Makeup artist Scott Barnes, who was fired by J.Lo after he was caught gossiping about her, told spies at Wednesday's 'Fashion Rocks' concert at Radio City Music Hall he 'wasn't through with Jennifer yet.'

Barnes, there to do Mary J. Blige's makeup, just spilled a few of his beans to Us Weekly. But if Lopez bad-mouths him in the press, he said he will talk again to a magazine or write a book.

'He knows everything,' said our source. 'He knows all about Jennifer and her faith healer [Merle Gonzalez]. After Ben [Affleck] left Jennifer, Merle went in to expel bad auras and cleanse her house. Merle also blessed the 'Shall We Dance' set and some people say Jennifer has had Merle put hexes on people she feels have done her wrong.'"

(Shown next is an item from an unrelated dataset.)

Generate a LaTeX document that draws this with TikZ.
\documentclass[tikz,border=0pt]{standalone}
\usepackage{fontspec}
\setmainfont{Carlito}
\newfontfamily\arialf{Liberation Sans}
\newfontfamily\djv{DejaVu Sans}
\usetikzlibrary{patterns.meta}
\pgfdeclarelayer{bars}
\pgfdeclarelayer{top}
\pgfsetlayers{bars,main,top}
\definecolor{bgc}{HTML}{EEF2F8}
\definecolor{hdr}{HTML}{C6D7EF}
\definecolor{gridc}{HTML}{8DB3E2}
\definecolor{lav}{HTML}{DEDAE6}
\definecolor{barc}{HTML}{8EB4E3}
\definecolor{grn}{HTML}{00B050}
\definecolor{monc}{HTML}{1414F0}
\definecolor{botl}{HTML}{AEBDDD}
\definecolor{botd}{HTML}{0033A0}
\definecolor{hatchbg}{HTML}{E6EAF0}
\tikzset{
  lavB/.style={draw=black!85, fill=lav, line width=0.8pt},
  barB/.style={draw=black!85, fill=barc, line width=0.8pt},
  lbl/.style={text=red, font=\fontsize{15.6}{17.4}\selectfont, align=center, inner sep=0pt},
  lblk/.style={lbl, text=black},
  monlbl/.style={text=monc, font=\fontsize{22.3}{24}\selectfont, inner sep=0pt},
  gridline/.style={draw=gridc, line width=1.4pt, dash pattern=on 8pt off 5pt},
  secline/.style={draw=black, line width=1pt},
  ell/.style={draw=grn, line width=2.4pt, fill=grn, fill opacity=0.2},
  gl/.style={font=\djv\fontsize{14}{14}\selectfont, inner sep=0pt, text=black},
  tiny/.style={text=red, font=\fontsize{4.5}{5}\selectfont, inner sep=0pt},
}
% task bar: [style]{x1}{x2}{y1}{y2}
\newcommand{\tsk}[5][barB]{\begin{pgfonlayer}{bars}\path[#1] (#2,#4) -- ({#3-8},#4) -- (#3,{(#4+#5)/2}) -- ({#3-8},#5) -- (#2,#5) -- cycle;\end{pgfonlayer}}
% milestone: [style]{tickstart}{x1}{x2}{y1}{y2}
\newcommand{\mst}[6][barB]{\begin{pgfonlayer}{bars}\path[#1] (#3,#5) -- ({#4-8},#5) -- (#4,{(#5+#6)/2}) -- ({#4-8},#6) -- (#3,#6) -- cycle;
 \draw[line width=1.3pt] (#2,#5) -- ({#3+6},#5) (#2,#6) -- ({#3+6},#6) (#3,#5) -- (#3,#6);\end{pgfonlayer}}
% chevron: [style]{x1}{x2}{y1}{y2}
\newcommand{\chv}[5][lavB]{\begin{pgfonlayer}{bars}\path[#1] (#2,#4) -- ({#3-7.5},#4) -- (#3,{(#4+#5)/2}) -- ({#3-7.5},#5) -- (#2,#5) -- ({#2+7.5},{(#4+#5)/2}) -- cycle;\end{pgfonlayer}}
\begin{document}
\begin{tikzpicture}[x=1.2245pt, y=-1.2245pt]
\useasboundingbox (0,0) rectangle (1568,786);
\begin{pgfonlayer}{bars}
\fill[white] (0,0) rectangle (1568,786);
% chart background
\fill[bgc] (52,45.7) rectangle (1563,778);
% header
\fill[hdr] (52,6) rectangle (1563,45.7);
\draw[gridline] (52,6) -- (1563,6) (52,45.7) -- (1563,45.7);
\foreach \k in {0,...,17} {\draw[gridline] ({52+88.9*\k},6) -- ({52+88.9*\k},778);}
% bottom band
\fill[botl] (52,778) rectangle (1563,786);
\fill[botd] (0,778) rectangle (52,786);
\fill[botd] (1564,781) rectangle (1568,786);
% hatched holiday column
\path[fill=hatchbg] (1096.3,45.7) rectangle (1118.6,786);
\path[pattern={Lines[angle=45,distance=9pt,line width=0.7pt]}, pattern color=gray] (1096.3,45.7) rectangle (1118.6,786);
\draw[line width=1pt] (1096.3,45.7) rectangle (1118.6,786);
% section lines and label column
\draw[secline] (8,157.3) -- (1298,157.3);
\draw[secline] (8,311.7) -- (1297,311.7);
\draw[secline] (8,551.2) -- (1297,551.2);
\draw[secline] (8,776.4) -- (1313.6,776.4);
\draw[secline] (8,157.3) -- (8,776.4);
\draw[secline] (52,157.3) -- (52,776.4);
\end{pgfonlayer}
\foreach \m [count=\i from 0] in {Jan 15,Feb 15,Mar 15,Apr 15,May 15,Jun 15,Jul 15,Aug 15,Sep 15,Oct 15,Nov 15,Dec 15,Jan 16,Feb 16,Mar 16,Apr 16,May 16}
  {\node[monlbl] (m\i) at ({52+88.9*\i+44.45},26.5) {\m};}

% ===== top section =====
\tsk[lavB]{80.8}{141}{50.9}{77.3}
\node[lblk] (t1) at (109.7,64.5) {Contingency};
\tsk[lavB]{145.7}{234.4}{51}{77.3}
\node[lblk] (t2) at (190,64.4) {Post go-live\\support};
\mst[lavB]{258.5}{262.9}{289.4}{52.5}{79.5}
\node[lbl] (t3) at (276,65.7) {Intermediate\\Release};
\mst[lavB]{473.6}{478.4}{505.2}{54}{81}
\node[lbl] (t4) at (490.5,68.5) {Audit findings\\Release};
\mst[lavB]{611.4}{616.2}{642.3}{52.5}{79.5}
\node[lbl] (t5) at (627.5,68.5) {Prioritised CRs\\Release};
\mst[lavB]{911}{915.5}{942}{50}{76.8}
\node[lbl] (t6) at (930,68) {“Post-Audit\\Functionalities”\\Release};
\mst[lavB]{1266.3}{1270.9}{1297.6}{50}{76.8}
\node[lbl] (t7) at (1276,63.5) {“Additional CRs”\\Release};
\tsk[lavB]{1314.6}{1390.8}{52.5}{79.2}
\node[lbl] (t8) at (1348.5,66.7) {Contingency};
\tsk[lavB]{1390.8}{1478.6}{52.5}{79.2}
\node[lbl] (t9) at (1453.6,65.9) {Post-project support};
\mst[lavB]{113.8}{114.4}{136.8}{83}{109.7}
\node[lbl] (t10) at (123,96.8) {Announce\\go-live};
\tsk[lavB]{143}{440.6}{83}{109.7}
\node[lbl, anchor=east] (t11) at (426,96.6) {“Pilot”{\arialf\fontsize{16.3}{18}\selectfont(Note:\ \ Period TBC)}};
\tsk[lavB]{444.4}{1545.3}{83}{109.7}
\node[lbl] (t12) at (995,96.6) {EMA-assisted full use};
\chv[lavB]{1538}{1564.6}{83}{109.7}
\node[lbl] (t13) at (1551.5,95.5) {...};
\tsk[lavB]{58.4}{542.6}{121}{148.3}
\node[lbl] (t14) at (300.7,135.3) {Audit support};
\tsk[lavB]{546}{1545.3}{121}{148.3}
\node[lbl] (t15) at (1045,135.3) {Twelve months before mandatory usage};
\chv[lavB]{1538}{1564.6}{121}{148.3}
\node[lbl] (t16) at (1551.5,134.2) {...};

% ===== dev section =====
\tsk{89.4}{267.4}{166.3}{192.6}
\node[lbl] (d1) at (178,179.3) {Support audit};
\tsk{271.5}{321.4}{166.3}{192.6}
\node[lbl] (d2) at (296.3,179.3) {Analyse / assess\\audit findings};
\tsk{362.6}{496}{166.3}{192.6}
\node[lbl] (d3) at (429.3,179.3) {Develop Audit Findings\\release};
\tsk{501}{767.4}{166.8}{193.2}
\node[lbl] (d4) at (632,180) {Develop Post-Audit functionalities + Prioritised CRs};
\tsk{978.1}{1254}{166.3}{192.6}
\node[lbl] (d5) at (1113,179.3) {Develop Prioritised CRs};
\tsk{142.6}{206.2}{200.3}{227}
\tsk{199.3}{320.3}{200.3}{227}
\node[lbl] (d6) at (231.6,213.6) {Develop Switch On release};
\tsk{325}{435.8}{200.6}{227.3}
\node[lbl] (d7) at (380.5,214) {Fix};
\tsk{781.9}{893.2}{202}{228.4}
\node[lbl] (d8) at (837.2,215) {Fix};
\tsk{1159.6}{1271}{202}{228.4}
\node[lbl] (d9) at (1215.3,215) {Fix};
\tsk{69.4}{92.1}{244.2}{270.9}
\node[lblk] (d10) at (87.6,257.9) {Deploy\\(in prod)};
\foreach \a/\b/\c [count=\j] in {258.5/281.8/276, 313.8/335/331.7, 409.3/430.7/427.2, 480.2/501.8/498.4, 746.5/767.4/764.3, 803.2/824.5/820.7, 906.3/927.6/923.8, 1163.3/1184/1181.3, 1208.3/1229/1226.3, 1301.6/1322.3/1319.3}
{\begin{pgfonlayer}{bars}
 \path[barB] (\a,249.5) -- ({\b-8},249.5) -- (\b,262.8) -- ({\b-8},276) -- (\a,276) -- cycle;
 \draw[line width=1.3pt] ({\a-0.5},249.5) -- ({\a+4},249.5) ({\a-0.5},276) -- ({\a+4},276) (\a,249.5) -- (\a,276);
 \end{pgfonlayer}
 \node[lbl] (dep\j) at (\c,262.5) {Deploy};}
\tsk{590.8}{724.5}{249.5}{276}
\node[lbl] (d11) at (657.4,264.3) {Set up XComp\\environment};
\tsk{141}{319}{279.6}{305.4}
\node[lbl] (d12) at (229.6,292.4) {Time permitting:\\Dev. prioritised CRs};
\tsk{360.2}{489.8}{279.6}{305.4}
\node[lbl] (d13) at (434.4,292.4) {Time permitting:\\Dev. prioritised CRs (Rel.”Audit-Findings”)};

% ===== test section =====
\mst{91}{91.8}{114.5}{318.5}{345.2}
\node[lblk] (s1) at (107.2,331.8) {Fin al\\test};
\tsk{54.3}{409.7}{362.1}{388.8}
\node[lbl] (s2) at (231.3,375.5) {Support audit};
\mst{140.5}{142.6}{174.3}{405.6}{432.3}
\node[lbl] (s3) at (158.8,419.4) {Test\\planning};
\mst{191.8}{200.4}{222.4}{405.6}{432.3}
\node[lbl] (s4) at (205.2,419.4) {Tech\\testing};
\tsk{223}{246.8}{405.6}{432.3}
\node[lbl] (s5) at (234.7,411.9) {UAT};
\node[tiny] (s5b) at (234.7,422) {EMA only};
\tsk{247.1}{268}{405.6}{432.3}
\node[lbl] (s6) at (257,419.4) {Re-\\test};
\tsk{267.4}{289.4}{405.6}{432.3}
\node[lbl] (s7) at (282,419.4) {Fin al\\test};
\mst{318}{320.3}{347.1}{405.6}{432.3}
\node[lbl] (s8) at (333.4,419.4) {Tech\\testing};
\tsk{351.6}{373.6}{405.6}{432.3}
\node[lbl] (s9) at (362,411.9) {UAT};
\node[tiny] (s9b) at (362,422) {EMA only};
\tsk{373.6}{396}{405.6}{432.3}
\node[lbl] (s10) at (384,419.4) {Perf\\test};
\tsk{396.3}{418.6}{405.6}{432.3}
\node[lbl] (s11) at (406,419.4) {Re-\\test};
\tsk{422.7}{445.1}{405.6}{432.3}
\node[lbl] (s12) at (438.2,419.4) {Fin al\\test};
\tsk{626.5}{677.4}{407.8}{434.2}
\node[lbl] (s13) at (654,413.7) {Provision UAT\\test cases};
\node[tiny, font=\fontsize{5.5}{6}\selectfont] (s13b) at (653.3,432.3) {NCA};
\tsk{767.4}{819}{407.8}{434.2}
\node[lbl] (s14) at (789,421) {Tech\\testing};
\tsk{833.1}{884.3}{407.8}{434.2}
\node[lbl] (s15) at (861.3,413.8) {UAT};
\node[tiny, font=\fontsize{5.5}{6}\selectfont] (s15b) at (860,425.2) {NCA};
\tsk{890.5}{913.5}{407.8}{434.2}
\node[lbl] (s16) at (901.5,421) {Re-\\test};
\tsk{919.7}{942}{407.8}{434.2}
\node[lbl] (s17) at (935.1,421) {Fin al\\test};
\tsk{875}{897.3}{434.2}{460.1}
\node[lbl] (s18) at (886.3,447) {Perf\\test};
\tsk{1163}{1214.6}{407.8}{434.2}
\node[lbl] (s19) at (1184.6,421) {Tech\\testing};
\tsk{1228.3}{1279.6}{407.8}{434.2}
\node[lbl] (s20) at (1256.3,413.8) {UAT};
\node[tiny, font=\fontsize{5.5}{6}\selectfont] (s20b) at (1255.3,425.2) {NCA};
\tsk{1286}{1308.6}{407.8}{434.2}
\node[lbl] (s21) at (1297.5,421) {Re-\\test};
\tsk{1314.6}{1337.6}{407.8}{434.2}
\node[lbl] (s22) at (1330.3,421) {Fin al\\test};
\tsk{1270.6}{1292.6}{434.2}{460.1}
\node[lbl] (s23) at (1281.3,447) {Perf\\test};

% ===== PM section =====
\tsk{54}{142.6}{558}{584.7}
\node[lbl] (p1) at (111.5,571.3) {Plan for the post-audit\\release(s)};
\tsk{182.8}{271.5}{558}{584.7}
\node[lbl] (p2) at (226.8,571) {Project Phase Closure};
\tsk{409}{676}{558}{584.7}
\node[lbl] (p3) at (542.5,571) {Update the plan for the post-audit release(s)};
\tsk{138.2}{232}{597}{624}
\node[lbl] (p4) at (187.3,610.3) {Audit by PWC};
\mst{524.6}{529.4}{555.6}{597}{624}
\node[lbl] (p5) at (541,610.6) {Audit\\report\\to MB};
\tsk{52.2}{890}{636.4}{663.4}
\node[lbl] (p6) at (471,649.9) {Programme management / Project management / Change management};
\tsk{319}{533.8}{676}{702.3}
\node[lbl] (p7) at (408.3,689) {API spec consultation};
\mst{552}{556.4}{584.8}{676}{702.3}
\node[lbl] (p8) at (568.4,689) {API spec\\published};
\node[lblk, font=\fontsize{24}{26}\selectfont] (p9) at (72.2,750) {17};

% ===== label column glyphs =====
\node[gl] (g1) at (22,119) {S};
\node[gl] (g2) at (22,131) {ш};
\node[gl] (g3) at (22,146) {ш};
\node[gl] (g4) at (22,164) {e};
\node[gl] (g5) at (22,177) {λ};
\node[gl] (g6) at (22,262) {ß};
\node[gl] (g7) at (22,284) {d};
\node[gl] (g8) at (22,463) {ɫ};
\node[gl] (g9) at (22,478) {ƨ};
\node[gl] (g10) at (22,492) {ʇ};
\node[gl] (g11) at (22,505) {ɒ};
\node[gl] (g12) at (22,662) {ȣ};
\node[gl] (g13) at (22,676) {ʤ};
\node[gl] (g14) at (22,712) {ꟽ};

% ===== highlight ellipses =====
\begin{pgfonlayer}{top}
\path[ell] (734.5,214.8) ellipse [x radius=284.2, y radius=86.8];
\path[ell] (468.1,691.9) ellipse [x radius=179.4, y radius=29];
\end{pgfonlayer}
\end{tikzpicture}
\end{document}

OOOOOOH! Oh, no he di'unt! Makeup artist Scott Barnes isn't "through with Jennifer yet," eh? Better not let "faith-healer" Merle Gonzales hear about that crack. Note to Scott Barnes: If you wake up in the morning missing a vital organ or two, you have only yourself to blame. You can't write a tell-all book without a head, now can you? (Actually, with the right ghostwriter, maybe you can.) Let me give you a little advice: DON'T MESS WITH J.LO! She didn't go from Fly Girl to international movie/singing star on pure, sizzling talent alone! It takes a deal with the devil, you silly little man! She went down to the crossroads! THE CROSSROADS! The one where Ralph Macchio became Robert Johnson! Hello, it is so obvious. Duh.